__Stated goal__
Exactly the lines from the one containing "Reproduce this chart with D3.js." through the one containing "var plotLeft = 105, plotBottom" are to be returned, please, without any pictures.
::: Supplied records :::
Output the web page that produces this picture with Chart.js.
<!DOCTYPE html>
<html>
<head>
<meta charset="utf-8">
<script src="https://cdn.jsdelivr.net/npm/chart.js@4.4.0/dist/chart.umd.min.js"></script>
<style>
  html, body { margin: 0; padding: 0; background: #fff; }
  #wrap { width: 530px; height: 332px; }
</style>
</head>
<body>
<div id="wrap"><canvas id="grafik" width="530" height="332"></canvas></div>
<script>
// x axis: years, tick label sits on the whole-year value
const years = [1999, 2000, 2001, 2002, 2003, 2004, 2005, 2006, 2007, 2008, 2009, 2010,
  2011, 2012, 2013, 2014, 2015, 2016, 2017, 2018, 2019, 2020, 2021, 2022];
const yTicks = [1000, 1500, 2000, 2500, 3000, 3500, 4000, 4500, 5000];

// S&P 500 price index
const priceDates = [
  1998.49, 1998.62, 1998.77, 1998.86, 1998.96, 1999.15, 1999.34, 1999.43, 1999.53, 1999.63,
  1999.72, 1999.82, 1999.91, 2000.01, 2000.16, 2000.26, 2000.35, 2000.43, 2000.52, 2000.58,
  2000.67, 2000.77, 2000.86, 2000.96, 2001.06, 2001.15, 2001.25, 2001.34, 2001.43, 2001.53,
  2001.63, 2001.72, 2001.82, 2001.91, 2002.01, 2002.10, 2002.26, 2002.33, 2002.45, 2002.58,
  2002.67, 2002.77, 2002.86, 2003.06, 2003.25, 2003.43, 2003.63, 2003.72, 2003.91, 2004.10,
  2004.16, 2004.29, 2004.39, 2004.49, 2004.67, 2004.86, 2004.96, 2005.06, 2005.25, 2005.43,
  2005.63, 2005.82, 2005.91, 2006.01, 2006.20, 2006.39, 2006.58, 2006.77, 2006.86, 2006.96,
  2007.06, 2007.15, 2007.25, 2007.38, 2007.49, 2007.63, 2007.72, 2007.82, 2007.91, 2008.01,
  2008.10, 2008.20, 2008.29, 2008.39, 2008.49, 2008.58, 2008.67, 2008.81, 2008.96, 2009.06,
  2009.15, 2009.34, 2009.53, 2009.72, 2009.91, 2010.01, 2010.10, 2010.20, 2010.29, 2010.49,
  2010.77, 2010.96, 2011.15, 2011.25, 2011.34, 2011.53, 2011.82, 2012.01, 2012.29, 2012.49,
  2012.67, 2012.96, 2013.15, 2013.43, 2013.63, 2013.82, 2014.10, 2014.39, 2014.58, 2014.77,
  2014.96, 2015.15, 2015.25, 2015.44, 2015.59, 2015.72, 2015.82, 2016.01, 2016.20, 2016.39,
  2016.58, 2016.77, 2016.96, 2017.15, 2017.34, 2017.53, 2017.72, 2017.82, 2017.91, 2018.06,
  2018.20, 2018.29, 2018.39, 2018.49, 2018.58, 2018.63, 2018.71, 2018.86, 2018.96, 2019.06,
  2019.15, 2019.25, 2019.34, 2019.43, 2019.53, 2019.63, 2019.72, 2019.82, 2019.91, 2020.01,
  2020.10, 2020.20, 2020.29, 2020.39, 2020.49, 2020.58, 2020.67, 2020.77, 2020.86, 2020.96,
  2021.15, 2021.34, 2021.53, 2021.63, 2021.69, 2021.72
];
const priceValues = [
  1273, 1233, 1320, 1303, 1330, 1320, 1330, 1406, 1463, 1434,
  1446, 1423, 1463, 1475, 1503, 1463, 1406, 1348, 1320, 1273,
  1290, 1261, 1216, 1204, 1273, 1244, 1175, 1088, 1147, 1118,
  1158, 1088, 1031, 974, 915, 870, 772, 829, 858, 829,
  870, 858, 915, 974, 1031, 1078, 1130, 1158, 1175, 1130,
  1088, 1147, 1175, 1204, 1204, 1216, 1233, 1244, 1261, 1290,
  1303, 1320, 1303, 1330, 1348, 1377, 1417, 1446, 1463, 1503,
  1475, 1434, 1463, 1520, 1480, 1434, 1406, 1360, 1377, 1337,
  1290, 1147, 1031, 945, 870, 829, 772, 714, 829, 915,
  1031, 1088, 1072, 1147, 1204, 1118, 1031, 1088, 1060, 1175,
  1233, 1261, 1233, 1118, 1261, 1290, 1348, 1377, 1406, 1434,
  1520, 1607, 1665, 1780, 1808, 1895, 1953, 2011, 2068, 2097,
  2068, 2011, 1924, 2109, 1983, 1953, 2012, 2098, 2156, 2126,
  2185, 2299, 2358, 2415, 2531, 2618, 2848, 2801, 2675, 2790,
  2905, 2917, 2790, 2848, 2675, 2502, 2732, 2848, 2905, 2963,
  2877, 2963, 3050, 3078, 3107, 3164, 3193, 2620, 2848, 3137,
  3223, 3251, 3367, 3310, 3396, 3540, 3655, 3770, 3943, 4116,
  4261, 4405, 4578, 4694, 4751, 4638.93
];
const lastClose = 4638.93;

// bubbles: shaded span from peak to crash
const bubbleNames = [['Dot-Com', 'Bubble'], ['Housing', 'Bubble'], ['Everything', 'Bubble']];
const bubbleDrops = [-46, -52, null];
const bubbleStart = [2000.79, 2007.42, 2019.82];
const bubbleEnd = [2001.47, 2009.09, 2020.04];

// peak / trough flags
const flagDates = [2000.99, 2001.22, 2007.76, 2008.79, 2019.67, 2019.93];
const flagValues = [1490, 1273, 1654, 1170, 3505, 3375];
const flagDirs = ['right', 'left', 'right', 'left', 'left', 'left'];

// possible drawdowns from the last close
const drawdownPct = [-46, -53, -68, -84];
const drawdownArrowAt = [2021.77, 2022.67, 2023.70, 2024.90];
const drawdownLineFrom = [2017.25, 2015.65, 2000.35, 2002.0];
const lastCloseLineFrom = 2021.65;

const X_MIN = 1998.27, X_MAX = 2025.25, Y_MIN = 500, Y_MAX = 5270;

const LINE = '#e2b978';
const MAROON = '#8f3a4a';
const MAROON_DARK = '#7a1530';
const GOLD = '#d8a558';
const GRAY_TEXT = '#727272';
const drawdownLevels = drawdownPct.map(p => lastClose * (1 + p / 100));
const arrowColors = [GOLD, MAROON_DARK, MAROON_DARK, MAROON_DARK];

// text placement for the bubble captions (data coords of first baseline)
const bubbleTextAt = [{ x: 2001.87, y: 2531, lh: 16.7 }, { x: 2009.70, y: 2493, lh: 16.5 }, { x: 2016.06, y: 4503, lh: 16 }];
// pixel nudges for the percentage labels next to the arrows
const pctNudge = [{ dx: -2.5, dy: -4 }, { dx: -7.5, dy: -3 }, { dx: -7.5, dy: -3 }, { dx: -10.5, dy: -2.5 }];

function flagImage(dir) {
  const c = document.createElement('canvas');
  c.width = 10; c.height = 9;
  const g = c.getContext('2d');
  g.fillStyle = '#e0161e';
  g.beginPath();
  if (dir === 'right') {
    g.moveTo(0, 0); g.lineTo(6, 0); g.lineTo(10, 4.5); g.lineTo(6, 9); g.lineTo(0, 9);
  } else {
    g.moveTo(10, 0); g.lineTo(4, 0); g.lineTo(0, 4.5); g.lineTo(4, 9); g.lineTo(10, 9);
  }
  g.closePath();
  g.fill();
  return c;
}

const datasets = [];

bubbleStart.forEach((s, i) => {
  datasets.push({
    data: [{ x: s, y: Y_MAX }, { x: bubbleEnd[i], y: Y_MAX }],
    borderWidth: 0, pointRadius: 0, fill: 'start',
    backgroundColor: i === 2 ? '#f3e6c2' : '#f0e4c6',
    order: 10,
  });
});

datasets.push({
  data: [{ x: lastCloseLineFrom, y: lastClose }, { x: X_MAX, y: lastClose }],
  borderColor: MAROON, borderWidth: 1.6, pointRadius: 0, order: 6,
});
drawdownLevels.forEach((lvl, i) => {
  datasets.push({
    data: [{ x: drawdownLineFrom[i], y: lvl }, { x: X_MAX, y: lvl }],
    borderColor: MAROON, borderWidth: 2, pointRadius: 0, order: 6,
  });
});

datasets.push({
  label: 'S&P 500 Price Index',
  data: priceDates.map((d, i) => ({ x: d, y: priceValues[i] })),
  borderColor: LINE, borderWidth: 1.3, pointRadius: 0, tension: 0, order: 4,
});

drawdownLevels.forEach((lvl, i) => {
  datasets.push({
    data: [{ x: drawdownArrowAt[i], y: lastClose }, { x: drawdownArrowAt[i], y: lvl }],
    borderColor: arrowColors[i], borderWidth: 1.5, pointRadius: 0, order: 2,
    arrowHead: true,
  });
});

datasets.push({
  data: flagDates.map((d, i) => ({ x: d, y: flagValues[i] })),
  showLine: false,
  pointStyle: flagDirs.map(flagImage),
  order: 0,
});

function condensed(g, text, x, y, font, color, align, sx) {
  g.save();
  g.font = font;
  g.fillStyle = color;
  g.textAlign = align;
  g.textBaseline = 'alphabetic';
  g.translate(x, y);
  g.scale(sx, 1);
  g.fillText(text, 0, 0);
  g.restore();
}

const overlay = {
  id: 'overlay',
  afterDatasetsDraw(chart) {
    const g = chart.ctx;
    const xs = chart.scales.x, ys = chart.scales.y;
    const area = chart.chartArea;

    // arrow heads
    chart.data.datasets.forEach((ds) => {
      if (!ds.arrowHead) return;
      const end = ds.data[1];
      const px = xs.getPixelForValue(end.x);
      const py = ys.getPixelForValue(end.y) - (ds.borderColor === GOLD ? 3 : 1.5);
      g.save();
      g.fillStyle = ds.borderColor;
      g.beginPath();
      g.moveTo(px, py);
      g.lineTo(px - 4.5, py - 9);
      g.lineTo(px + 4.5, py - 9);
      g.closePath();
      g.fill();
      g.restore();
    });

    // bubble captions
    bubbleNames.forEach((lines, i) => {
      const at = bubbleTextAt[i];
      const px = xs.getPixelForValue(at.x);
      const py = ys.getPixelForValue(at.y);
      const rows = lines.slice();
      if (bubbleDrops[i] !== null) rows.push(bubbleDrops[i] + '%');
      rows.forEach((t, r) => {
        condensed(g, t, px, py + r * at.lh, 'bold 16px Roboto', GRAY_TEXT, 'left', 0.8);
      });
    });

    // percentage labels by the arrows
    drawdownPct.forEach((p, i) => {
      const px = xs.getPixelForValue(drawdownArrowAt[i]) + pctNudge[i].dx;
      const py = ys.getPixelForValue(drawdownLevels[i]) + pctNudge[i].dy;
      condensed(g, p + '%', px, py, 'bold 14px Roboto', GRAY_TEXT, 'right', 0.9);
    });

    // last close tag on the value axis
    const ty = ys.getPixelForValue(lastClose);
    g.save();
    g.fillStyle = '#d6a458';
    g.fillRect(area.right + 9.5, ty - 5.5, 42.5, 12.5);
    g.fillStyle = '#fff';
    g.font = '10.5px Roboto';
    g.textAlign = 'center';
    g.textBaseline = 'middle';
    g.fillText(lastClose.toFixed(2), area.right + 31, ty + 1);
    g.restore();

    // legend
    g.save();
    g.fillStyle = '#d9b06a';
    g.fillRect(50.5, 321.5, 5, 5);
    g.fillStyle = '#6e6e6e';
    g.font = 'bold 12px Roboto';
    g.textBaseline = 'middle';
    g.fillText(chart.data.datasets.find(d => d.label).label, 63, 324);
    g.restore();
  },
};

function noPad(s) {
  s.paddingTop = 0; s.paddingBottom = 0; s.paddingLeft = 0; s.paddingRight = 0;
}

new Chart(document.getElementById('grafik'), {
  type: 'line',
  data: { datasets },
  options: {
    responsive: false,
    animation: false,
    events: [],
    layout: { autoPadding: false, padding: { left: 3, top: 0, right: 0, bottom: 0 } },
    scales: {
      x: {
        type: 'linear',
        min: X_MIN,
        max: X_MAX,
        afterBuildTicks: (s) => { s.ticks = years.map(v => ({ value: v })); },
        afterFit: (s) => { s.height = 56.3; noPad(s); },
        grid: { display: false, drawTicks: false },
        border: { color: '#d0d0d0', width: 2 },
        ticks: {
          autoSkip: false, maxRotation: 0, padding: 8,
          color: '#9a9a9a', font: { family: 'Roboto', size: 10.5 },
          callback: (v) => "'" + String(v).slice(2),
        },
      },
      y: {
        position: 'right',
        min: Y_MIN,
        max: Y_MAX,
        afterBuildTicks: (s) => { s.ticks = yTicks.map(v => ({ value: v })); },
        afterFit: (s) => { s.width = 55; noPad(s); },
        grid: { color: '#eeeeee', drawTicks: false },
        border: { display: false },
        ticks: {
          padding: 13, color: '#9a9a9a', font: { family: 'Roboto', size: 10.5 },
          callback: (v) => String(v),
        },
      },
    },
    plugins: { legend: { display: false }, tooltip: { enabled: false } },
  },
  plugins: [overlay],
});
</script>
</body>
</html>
:::
::: Supplied records :::
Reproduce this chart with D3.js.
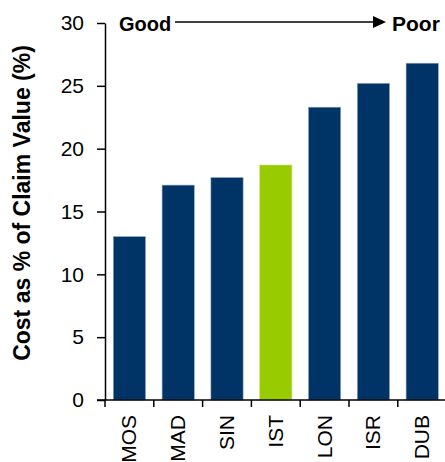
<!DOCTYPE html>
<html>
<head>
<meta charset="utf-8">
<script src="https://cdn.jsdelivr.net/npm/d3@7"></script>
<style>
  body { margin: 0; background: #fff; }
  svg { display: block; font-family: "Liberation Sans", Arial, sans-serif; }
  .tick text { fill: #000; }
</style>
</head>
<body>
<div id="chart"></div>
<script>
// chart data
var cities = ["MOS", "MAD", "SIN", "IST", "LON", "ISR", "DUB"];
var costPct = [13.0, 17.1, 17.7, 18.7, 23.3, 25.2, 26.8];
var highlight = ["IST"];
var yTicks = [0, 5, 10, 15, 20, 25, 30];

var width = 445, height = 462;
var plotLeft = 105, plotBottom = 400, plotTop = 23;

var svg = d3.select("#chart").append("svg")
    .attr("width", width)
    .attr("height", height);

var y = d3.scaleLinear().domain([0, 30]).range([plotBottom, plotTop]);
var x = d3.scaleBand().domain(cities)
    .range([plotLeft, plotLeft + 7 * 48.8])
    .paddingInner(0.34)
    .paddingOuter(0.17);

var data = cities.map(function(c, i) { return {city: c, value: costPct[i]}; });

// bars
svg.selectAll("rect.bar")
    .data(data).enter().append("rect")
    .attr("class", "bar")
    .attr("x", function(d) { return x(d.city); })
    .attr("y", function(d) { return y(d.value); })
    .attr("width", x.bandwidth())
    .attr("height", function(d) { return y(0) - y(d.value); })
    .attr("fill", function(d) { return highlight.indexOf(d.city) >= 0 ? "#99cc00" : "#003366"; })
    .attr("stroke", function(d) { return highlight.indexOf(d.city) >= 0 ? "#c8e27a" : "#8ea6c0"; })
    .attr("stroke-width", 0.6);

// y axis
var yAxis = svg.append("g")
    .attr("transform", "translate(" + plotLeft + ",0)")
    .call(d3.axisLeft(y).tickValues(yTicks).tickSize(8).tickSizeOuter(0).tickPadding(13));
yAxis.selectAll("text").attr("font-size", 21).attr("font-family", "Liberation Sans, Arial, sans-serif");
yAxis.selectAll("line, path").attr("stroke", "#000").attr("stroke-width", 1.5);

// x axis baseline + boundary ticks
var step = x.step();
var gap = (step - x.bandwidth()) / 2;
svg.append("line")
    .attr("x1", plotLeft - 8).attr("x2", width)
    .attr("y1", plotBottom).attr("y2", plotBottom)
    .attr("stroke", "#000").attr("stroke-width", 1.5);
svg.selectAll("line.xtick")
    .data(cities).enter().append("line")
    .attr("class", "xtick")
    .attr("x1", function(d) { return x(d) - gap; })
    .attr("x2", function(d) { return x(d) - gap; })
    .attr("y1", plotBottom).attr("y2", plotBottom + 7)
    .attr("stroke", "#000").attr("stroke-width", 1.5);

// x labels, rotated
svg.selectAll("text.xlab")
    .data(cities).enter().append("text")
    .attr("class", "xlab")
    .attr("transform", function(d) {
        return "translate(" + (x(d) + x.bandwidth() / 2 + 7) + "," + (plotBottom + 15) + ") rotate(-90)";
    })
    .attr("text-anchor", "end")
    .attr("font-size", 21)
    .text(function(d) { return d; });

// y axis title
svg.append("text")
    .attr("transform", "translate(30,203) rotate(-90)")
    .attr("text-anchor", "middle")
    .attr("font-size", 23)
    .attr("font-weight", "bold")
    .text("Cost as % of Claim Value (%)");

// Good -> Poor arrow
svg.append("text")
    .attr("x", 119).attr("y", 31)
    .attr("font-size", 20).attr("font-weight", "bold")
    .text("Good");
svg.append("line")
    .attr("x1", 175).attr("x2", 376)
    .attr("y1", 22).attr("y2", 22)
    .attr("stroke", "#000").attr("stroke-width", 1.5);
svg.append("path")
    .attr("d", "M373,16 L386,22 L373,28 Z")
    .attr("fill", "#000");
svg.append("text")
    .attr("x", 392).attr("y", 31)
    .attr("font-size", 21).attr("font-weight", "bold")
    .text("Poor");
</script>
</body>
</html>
:::
__Answer to this problem__
Reproduce this chart with D3.js.
<!DOCTYPE html>
<html>
<head>
<meta charset="utf-8">
<script src="https://cdn.jsdelivr.net/npm/d3@7"></script>
<style>
  body { margin: 0; background: #fff; }
  svg { display: block; font-family: "Liberation Sans", Arial, sans-serif; }
  .tick text { fill: #000; }
</style>
</head>
<body>
<div id="chart"></div>
<script>
// chart data
var cities = ["MOS", "MAD", "SIN", "IST", "LON", "ISR", "DUB"];
var costPct = [13.0, 17.1, 17.7, 18.7, 23.3, 25.2, 26.8];
var highlight = ["IST"];
var yTicks = [0, 5, 10, 15, 20, 25, 30];

var width = 445, height = 462;
var plotLeft = 105, plotBottom = 400, plotTop = 23;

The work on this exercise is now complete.